Организованы три машино-тракторные станции. Работает крупный деревообделочный комбинат в селе Николаевке. Работает целый ряд крупных производственных артелей и, — что важней всего, — завод стандартных домов.
В значительной степени переменился и состав новоприбывающих переселенцев: видно, и на местах немного одумались и перестали посылать сюда немощных стариков и старух. Сейчас в Биробиджан едет еврейский молодняк. Можно сказать, Биробиджан — страна еврейской молодежи.
Многих, кого я помнил с прошлого года, я не застал. И хорошо: произошел отсев, естественный отбор. Я не застал, например, никого из той слякоти, с которой ездил в Биракан покупать дом.

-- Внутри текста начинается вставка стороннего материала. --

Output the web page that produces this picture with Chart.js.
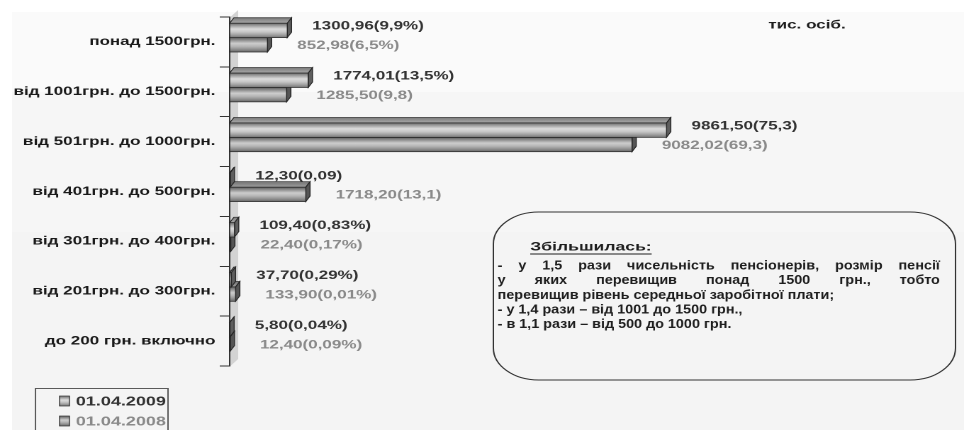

Но те, которые перезимовали, переменились в значительной степени: у евреев в Биробиджане обветренные лица и суровый блеск в глазах.
Еще не все гладко в жизни Биробиджана, еще много трудностей лежит на плечах переселенцев. Еще не изжита и вся неорганизованность. Но перелом наступил. Главы, в которых я передаю рассказы Аврум-Бэра и описываю бараки, получили характер исторической справки. Так я их здесь и оставлю. Да ведают потомки!
Я писал в прошлом году, что жизнь будет. Скажу: она идет. Она есть. Да здравствует жизнь!